Regarding the Bourbon-barrel-aged wine, Spada judged it to have predominant woody aromatic notes that was somewhat lacking in fruit. He noted that the charred Bourbon barrel lent a hint of vanilla and coconut to the wine’s aroma. He judged the taste of this wine as dry and medium-bodied, with proper acidity, but he also thought it was excessively harsh due to the rough tannins from the charred barrel that buried the wine’s fruit taste. He further stated that the most pronounced aspect of this wine’s aftertaste was lingering oak tannins. Overall, Spada judged the Bourbon-barrel-aged wine was “acceptable,” but thought its heavy oak aroma and taste overpowered the wine’s fruit. Instead of serving as a stand-alone wine, he thought this wine had exceptional value as a blending component.

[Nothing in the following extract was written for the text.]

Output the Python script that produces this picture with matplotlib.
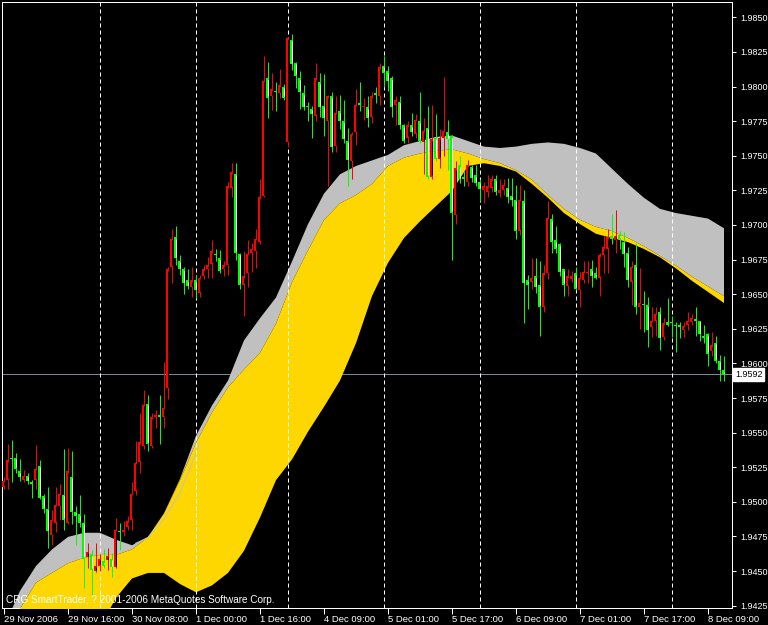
import matplotlib
matplotlib.use("Agg")
import matplotlib.pyplot as plt
from matplotlib.patches import Rectangle
import numpy as np

# ---------------- data ----------------
opens = [1.9511,1.9516,1.9532,1.9532,1.9522,1.9516,1.9519,1.9514,1.9516,1.9526,
         1.9504,1.9495,1.9476,1.9485,1.9497,1.9505,1.9485,1.9518,1.9493,1.9491,
         1.9485,1.9460,1.9462,1.9450,1.9454,1.9457,1.9458,1.9459,1.9453,1.9479,
         1.9478,1.9482,1.9487,1.9508,1.9529,1.9540,1.9571,1.9540,1.9561,1.9563,
         1.9561,1.9582,1.9670,1.9691,1.9674,1.9668,1.9660,1.9655,1.9660,1.9651,
         1.9663,1.9668,1.9672,1.9679,1.9676,1.9668,1.9671,1.9727,1.9737,1.9679,
         1.9657,1.9665,1.9680,1.9681,1.9688,1.9721,1.9806,1.9793,1.9797,1.9795,
         1.9800,1.9760,1.9834,1.9817,1.9806,1.9795,1.9786,1.9784,1.9779,1.9803,
         1.9786,1.9775,1.9793,1.9757,1.9782,1.9775,1.9761,1.9746,1.9767,1.9788,
         1.9785,1.9785,1.9778,1.9795,1.9793,1.9815,1.9811,1.9806,1.9787,1.9789,
         1.9772,1.9763,1.9772,1.9766,1.9775,1.9760,1.9770,1.9735,1.9763,1.9748,
         1.9763,1.9767,1.9764,1.9707,1.9743,1.9735,1.9731,1.9742,1.9736,1.9731,
         1.9725,1.9724,1.9727,1.9733,1.9723,1.9725,1.9727,1.9721,1.9718,1.9696,
         1.9717,1.9660,1.9659,1.9663,1.9657,1.9641,1.9665,1.9704,1.9689,1.9686,
         1.9668,1.9656,1.9661,1.9665,1.9653,1.9660,1.9665,1.9668,1.9665,1.9662,
         1.9678,1.9683,1.9692,1.9689,1.9693,1.9688,1.9680,1.9659,1.9671,1.9641,
         1.9643,1.9642,1.9626,1.9631,1.9637,1.9619,1.9630,1.9630,1.9628,1.9628,
         1.9624,1.9628,1.9630,1.9632,1.9631,1.9620,1.9621,1.9609,1.9615,1.9602,
         1.9595]
highs = [1.9518,1.9542,1.9545,1.9535,1.9531,1.9523,1.9521,1.9516,1.9541,1.9530,
         1.9506,1.9511,1.9494,1.9511,1.9513,1.9538,1.9539,1.9537,1.9497,1.9505,
         1.9491,1.9470,1.9465,1.9470,1.9462,1.9466,1.9467,1.9463,1.9488,1.9485,
         1.9486,1.9490,1.9514,1.9544,1.9564,1.9581,1.9577,1.9564,1.9566,1.9577,
         1.9601,1.9670,1.9697,1.9699,1.9678,1.9670,1.9668,1.9670,1.9664,1.9664,
         1.9671,1.9677,1.9689,1.9683,1.9682,1.9674,1.9731,1.9745,1.9745,1.9680,
         1.9681,1.9689,1.9687,1.9697,1.9733,1.9822,1.9818,1.9810,1.9803,1.9813,
         1.9802,1.9836,1.9838,1.9818,1.9811,1.9801,1.9789,1.9786,1.9817,1.9810,
         1.9809,1.9794,1.9796,1.9793,1.9794,1.9790,1.9770,1.9767,1.9798,1.9803,
         1.9792,1.9793,1.9796,1.9800,1.9817,1.9822,1.9815,1.9808,1.9793,1.9793,
         1.9773,1.9775,1.9781,1.9780,1.9796,1.9777,1.9786,1.9787,1.9780,1.9769,
         1.9807,1.9776,1.9765,1.9746,1.9750,1.9739,1.9747,1.9743,1.9743,1.9733,
         1.9731,1.9736,1.9736,1.9736,1.9733,1.9733,1.9734,1.9734,1.9729,1.9729,
         1.9725,1.9664,1.9676,1.9676,1.9674,1.9671,1.9717,1.9708,1.9699,1.9687,
         1.9668,1.9668,1.9667,1.9670,1.9666,1.9674,1.9674,1.9675,1.9670,1.9680,
         1.9692,1.9697,1.9708,1.9711,1.9696,1.9695,1.9684,1.9674,1.9687,1.9669,
         1.9652,1.9648,1.9641,1.9641,1.9641,1.9633,1.9647,1.9634,1.9630,1.9630,
         1.9630,1.9637,1.9636,1.9641,1.9631,1.9628,1.9622,1.9623,1.9620,1.9606,
         1.9605]
lows = [1.9509,1.9509,1.9514,1.9521,1.9515,1.9514,1.9513,1.9503,1.9509,1.9502,
        1.9492,1.9467,1.9469,1.9478,1.9487,1.9480,1.9484,1.9484,1.9469,1.9482,
        1.9438,1.9452,1.9433,1.9449,1.9450,1.9452,1.9451,1.9446,1.9452,1.9465,
        1.9475,1.9480,1.9480,1.9505,1.9521,1.9538,1.9537,1.9539,1.9553,1.9542,
        1.9553,1.9574,1.9658,1.9671,1.9664,1.9650,1.9654,1.9648,1.9647,1.9648,
        1.9661,1.9662,1.9662,1.9674,1.9665,1.9663,1.9664,1.9720,1.9675,1.9654,
        1.9634,1.9655,1.9666,1.9669,1.9686,1.9720,1.9777,1.9783,1.9782,1.9792,
        1.9790,1.9756,1.9812,1.9799,1.9784,1.9783,1.9775,1.9763,1.9775,1.9778,
        1.9764,1.9728,1.9753,1.9753,1.9769,1.9759,1.9728,1.9733,1.9758,1.9782,
        1.9776,1.9771,1.9774,1.9788,1.9787,1.9800,1.9797,1.9778,1.9772,1.9769,
        1.9759,1.9759,1.9764,1.9763,1.9759,1.9737,1.9733,1.9733,1.9746,1.9741,
        1.9750,1.9740,1.9675,1.9701,1.9730,1.9728,1.9728,1.9731,1.9728,1.9717,
        1.9716,1.9720,1.9724,1.9722,1.9720,1.9722,1.9716,1.9714,1.9690,1.9693,
        1.9629,1.9639,1.9654,1.9651,1.9620,1.9637,1.9661,1.9680,1.9680,1.9663,
        1.9649,1.9649,1.9659,1.9653,1.9641,1.9658,1.9658,1.9655,1.9661,1.9649,
        1.9665,1.9665,1.9686,1.9680,1.9683,1.9670,1.9655,1.9642,1.9636,1.9625,
        1.9623,1.9612,1.9619,1.9620,1.9610,1.9617,1.9627,1.9619,1.9608,1.9618,
        1.9619,1.9624,1.9628,1.9620,1.9616,1.9615,1.9598,1.9605,1.9600,1.9587,
        1.9587]
closes = [1.9515,1.9530,1.9531,1.9524,1.9518,1.9519,1.9515,1.9513,1.9524,1.9503,
          1.9495,1.9479,1.9487,1.9498,1.9506,1.9487,1.9522,1.9493,1.9490,1.9485,
          1.9459,1.9464,1.9451,1.9454,1.9459,1.9454,1.9461,1.9453,1.9480,1.9478,
          1.9480,1.9486,1.9506,1.9528,1.9543,1.9570,1.9542,1.9561,1.9563,1.9561,
          1.9568,1.9668,1.9690,1.9676,1.9668,1.9658,1.9656,1.9660,1.9653,1.9662,
          1.9668,1.9671,1.9681,1.9678,1.9667,1.9671,1.9728,1.9738,1.9680,1.9657,
          1.9663,1.9679,1.9683,1.9690,1.9720,1.9804,1.9792,1.9798,1.9796,1.9801,
          1.9792,1.9835,1.9816,1.9808,1.9796,1.9785,1.9785,1.9780,1.9806,1.9785,
          1.9777,1.9793,1.9756,1.9781,1.9775,1.9762,1.9747,1.9766,1.9787,1.9787,
          1.9786,1.9777,1.9793,1.9794,1.9814,1.9810,1.9804,1.9785,1.9790,1.9772,
          1.9761,1.9772,1.9767,1.9776,1.9761,1.9768,1.9735,1.9762,1.9748,1.9763,
          1.9768,1.9762,1.9709,1.9741,1.9733,1.9733,1.9743,1.9734,1.9730,1.9726,
          1.9728,1.9728,1.9733,1.9724,1.9725,1.9729,1.9720,1.9718,1.9696,1.9718,
          1.9658,1.9657,1.9662,1.9655,1.9641,1.9665,1.9705,1.9688,1.9683,1.9666,
          1.9657,1.9663,1.9663,1.9654,1.9662,1.9666,1.9666,1.9663,1.9662,1.9678,
          1.9684,1.9691,1.9690,1.9692,1.9690,1.9679,1.9660,1.9670,1.9641,1.9644,
          1.9642,1.9624,1.9631,1.9636,1.9618,1.9629,1.9628,1.9629,1.9627,1.9626,
          1.9627,1.9631,1.9633,1.9631,1.9621,1.9618,1.9607,1.9613,1.9602,1.9595,
          1.9592]

# indicator bands, sampled every 4 bars (bar 0, 4, ..., 180)
band_bars = list(range(0, 181, 4))
gray_top = [1.9410,1.9436,1.9454,1.9466,1.9475,1.9478,1.9478,1.9473,1.9469,1.9475,
            1.9492,1.9517,1.9548,1.9570,1.9588,1.9617,1.9633,1.9648,1.9674,1.9701,
            1.9723,1.9737,1.9743,1.9747,1.9751,1.9758,1.9761,1.9764,1.9765,1.9761,
            1.9757,1.9756,1.9757,1.9759,1.9760,1.9759,1.9756,1.9752,1.9741,1.9730,
            1.9720,1.9712,1.9709,1.9707,1.9705,1.9698]
yellow_top = [1.9410,1.9423,1.9442,1.9449,1.9456,1.9460,1.9462,1.9462,1.9466,1.9475,
              1.9492,1.9516,1.9543,1.9565,1.9583,1.9596,1.9608,1.9629,1.9659,1.9682,
              1.9704,1.9716,1.9722,1.9730,1.9743,1.9749,1.9752,1.9754,1.9755,1.9752,
              1.9748,1.9745,1.9740,1.9733,1.9722,1.9712,1.9704,1.9699,1.9696,1.9691,
              1.9685,1.9678,1.9671,1.9663,1.9656,1.9649]
yellow_bottom = [1.9410,1.9410,1.9410,1.9410,1.9410,1.9410,1.9410,1.9431,1.9445,1.9449,
                 1.9449,1.9441,1.9435,1.9440,1.9449,1.9465,1.9489,1.9516,1.9531,1.9551,
                 1.9569,1.9588,1.9615,1.9649,1.9673,1.9691,1.9703,1.9714,1.9725,1.9743,
                 1.9745,1.9743,1.9739,1.9730,1.9720,1.9709,1.9701,1.9694,1.9691,1.9688,
                 1.9683,1.9677,1.9669,1.9660,1.9652,1.9644]
# thin grey line visible inside the yellow band
inner_line_bars = [33, 36, 40, 44, 48, 49]
inner_line = [1.9470, 1.9474, 1.9487, 1.9506, 1.9534, 1.9542]

tick_bars = [0, 16, 32, 48, 64, 80, 96, 112, 128, 144, 160, 176]
tick_labels = ["29 Nov 2006", "29 Nov 16:00", "30 Nov 08:00", "1 Dec 00:00",
               "1 Dec 16:00", "4 Dec 09:00", "5 Dec 01:00", "5 Dec 17:00",
               "6 Dec 09:00", "7 Dec 01:00", "7 Dec 17:00", "8 Dec 09:00"]
day_bars = [24, 48, 71, 95, 119, 143, 167]
price_levels = [1.9425 + 0.0025 * k for k in range(18)]
last_price = 1.9592
copyright_text = "CRG SmartTrader, ? 2001-2006 MetaQuotes Software Corp."

# ---------------- figure ----------------
W, H = 768, 625
fig = plt.figure(figsize=(W / 100, H / 100), dpi=100, facecolor="black")
ax = fig.add_axes([2 / W, (H - 608) / H, 730 / W, 606 / H], facecolor="black")
font = "Liberation Sans"
PX = 0.72  # one pixel in points

# bar i centred on a pixel centre (4 px per bar)
ax.set_xlim(-0.375, 182.125)
ax.set_ylim(1.94233, 1.98611)

# current price line (under bands)
ax.axhline(last_price, color="#778899", lw=PX, zorder=1)

# bands
ax.fill_between(band_bars, yellow_top, gray_top, color="#C0C0C0", lw=0, zorder=2)
ax.fill_between(band_bars, yellow_bottom, yellow_top, color="#FFD700", lw=0, zorder=3)
ax.plot(inner_line_bars, inner_line, color="#C0C0C0", lw=PX, zorder=3.5)

# day separators
for b in day_bars:
    ax.axvline(b, color="white", lw=PX, ls=(0, (4, 3)), zorder=4)

# candles: red = rising bar (black body), lime = falling bar (white body)
for i in range(len(opens)):
    o, h, l, c = opens[i], highs[i], lows[i], closes[i]
    up = c >= o
    col = "#FF0000" if up else "#00FF00"
    fill = "black" if up else "white"
    ax.vlines(i, l, h, color=col, lw=PX, zorder=5)
    lo, hi = min(o, c), max(o, c)
    if hi - lo < 0.00006:
        ax.hlines((o + c) / 2, i - 0.375, i + 0.375, color=col, lw=1.5 * PX, zorder=6)
    else:
        ax.add_patch(Rectangle((i - 0.375, lo), 0.75, hi - lo, facecolor=col,
                               edgecolor="none", zorder=6))
        if hi - lo > 0.00022:
            ax.vlines(i, lo + 0.0001, hi - 0.0001, color=fill, lw=PX, zorder=7)

# axes styling
for s in ax.spines.values():
    s.set_color("white")
    s.set_linewidth(PX)
ax.yaxis.tick_right()
ax.set_yticks(price_levels)
ax.set_yticklabels([f"{p:.4f}" for p in price_levels])
ax.tick_params(axis="y", colors="white", length=3, width=PX, pad=3,
               labelsize=6.5, direction="out")
ax.set_xticks(tick_bars)
ax.set_xticklabels(tick_labels)
ax.tick_params(axis="x", colors="white", length=4, width=PX, pad=1,
               labelsize=6.8, direction="out")
for lab in ax.get_xticklabels() + ax.get_yticklabels():
    lab.set_fontfamily(font)
for lab in ax.get_xticklabels():
    lab.set_ha("left")

# price label box
ax.text(1.004, last_price, f"{last_price:.4f}", transform=ax.get_yaxis_transform(),
        ha="left", va="center", fontsize=6.5, family=font, color="black",
        bbox=dict(boxstyle="square,pad=0.2", facecolor="white", edgecolor="white"),
        zorder=10, clip_on=False)

# copyright
ax.text(0.0055, 0.009, copyright_text, transform=ax.transAxes, ha="left",
        va="baseline", fontsize=7.2, family=font, color="white", zorder=10)

fig.savefig("out.png", dpi=100, facecolor="black")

Conclusions and Recommendations
The purpose of this wine experiment was not to determine whether wine aged in a spirit barrel yielded better results than wine aged in a traditional wine barrel, but rather, whether such wine had benefits over wine aged in an inert vessel, namely, a glass carboy. Due to the lack of available evidence on the benefits or decrements in such barrel aging, the current study fills an important gap in our knowledge base. Yet what is it that we can glean from the results here?
First, it is safe to conclude that aging red wine in a Bourbon barrel has some definite benefits that cannot be achieved through simple glass carboy aging. The current findings indicate that a Bourbon barrel has the ability to infuse red wine with pleasing oak aromatics and tannins, while simultaneously maintaining the wine’s natural fruit bouquet. Yet a second conclusion to draw from this experiment is that the duration of time that wine should age in a Bourbon barrel in order to achieve optimum balance between oak tannins and fruit flavors is perhaps shorter rather than longer. This second conclusion is reinforced by the individual comments of Spada, who detected some harshness in the wine aged for 300 days in the Bourbon barrel but not in the 50/50 blend.
Although many of the evaluators rated the 300-day Bourbon-barrel-aged wine as their favorite, the majority of the total participant evaluators, the majority of the red winemakers, and the much smaller subset of the experienced red wine judges found the 50/50 blend to be the most pleasing wine, meaning that it had the best integration and balance between the fruit and the oak.
In conclusion, based on the results reported here, I think it is safe to state that, for many amateur winemakers, Bourbon whiskey barrels provide a relatively inexpensive vessel in which to age wine.